Alright, so lemme try to work this out. I do some raytracing with the object's velocity vector, find the first thing it intersects and the normal of the collision (which would just be a horizontal or vertical line with AABBs, regardless of the ray angle, I think?), then zero the vector along that normal I calculated. So in the case of moving down and to the right, my vector would end up pointing straight to the right instead. Then I repeat until there are no intersections with the ray.
Yup, that's the idea.
Also, I assume that zeroing the vector along an axis involves vector multiplication (dot product or cross product), but I'm not sure of the exact operations I should be doing here. It would be extremely useful if I could get this working with slopes.
You can multiply it by the "swap" of the normal. This is usually what we mean when we talk about transposing a vector. You can go into the math, but in programming terms, it boils down to this: if the normal vector is {x, y}, then you want to multiply the velocity vector by {y, x}.
You can see how this achieves the effect.
EDIT: also I just realized I don't even know where to trace the ray from. Should it be from the AABB's corner which is pointing in the direction of the velocity vector? This might be more difficult than I thought.
There's a really useful thing called the "Minkowski sum". In the context of collision detection, instead of checking whether both AABBs collide by iterating over the corners, you collapse one of them down to a point, then add the width and height to the other one, and check whether the point is within the new, expanded rectangle. I'd do the velocity vector ray trace from the point.

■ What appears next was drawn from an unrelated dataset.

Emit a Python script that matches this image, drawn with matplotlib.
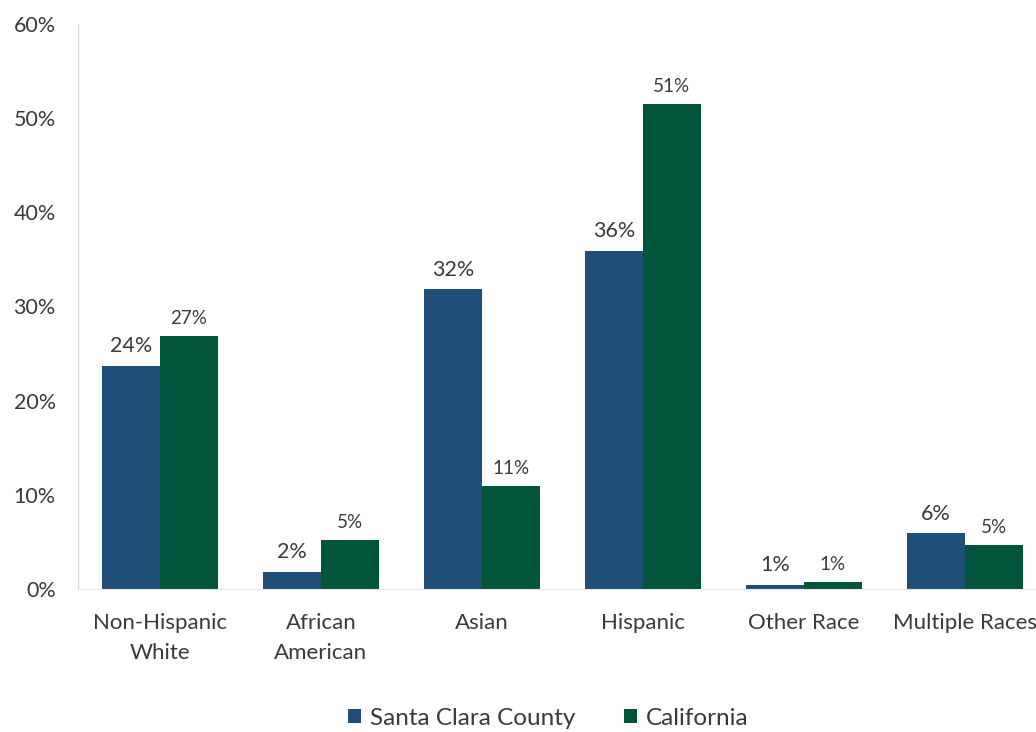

Here's a relevant stackoverflow:
http://stackoverflow.com/questions/16198437/minkowski-sum-for-rectangle-intersection-calculationIt's kind of annoying to find the normal of a slope under an AABB system, but you can still do it... it just means storing more data than you are presently (or extrapolating the slope from the pixels). With an AABB system you just don't know enough to properly find the normal of a collision surface. You could do something real janky like flag the stairs/ramp as a diagonal, assume a 45 degree slope, find the normal of that... but it's not really clean. Basically your code would look like:
if(GetCollision(entityA, entityB)
{
if(entityA.isSlope || entityB.isSlope)
ResolveJankyCollision(entityA, entityB);
else
ResolveAACollision(entityA, entityB)
}
If you're just working on a 2D platformer that doesn't need ultra robust physics (i.e., convex polygon collision detection), this is probably what you want to do. But I'd focus on getting regular AABB working first before implementing special cases like this.
Someone who's better at math than me, feel free to chime in. I am only distantly familiar with what I'm talking about.